Naomi Shemer , the Israeli poet and songwriter, of blessed memory, that wrote a simple but lovely song that expresses this very thought perfectly: It is entitled “Al Kol Eileh …for all these things:”
Al hadvash ve’al ha’o-kets,
Al ha-mar v’ha-ma-tok,
Al bittei-nu ha-tinoket sh’mor eyli ha-tov.
Every bee that brings the honey needs a sting to be complete.
And we all must learn to taste both the bitter and the sweet.
That is, I believe, the task of human life: that we may be given the wisdom to recognize and regret how we have failed, to mourn for what we have lost, but also to appreciate simply the blessings that our ours. And if it is not exactly with the most enthusiastic chorus of joy, so let it be what Leonard Cohen so perfectly calls: a broken Hallelujah.
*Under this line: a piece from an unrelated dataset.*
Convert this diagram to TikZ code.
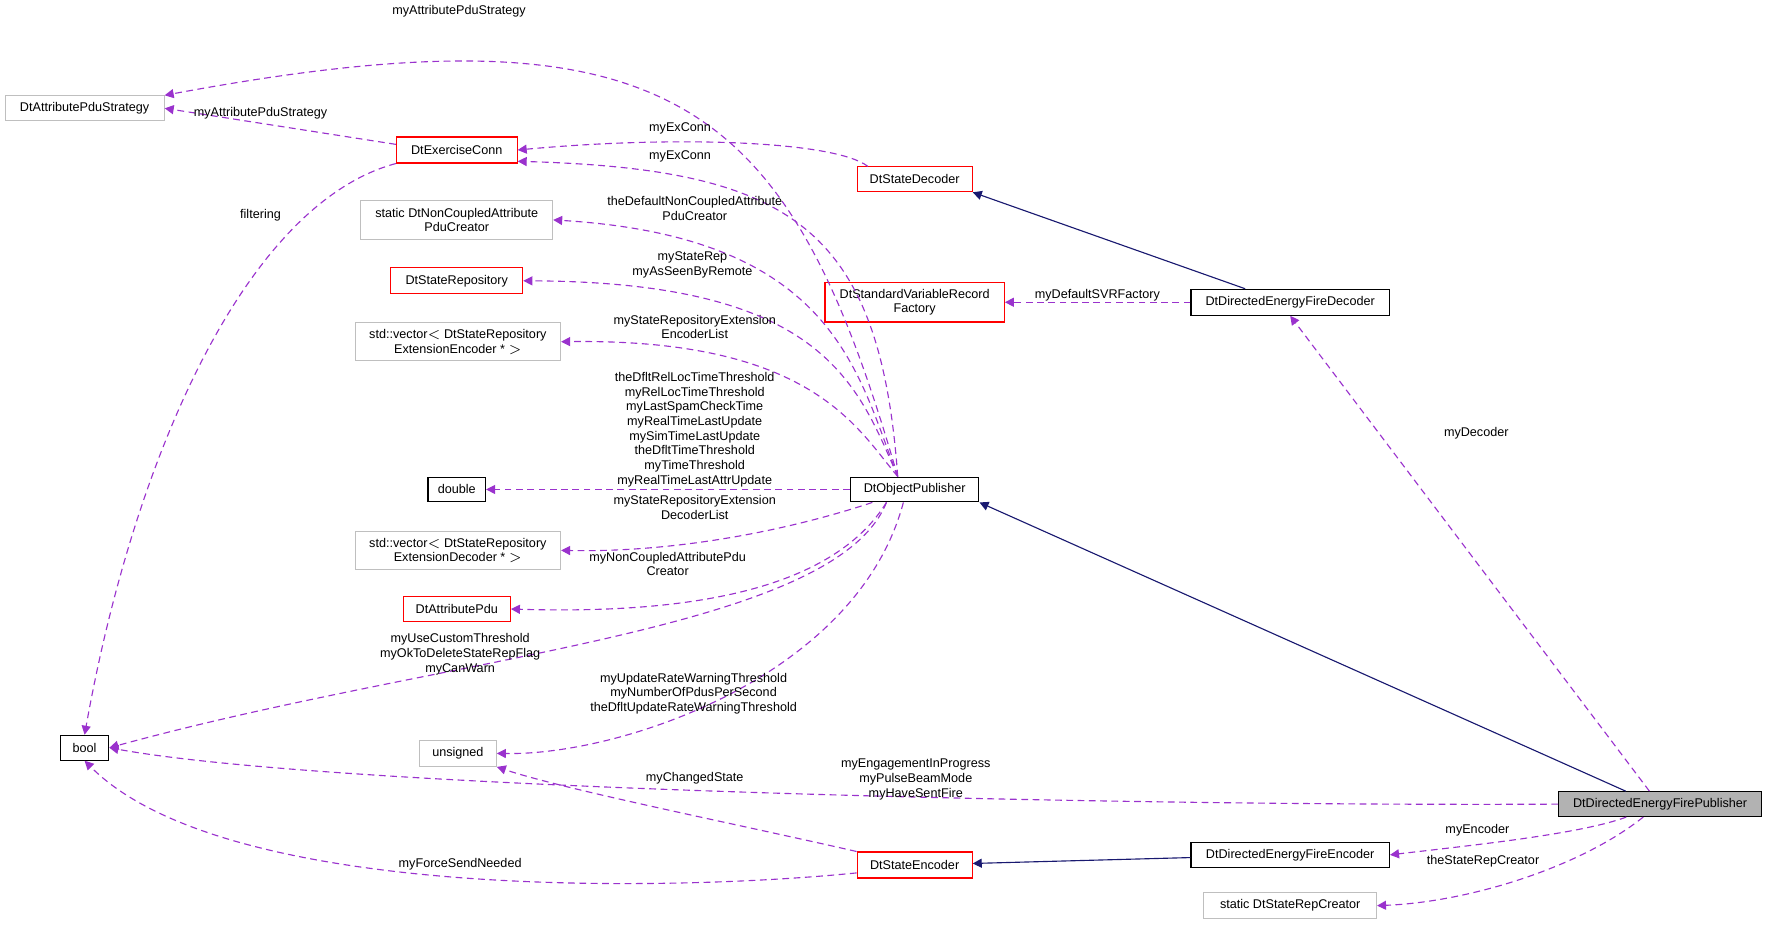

The High Holy Days season is the right time to raise our voices in praise. It hardly matters whether we feel like doing so: We praise anyway. Is God impressed even with the majestic choral rendition of Hallelujah, or with our seemingly endless “Baruch Atah Adonai’s? I don’t think so. But that is not the point. Regardless of how many times our hopes have been dashed, no matter how disappointed we may be feeling about ourselves, still we praise.
Leonard Cohen ends his “Hallelujah” with a most humble admission:
“I did my best, it wasn’t much.
I couldn’t feel, so I tried to touch.
I’ve told the truth. I haven’t come to fool you.
And even though it all went wrong
I’ll stand before the Lord of Song
With nothing on my tongue but Hallelujah.
May each one of us to be strong enough and, yes, also human enough to acknowledge our imperfections, to mourn our losses; and simply to be grateful for that mixed bag of blessings, the jumbled and bewildering amalgam of experiences that we call life and yes, in spite of everything, to express a heartfelt albeit broken Hallelujah.
With appreciation to Rev. Barbara Merritt.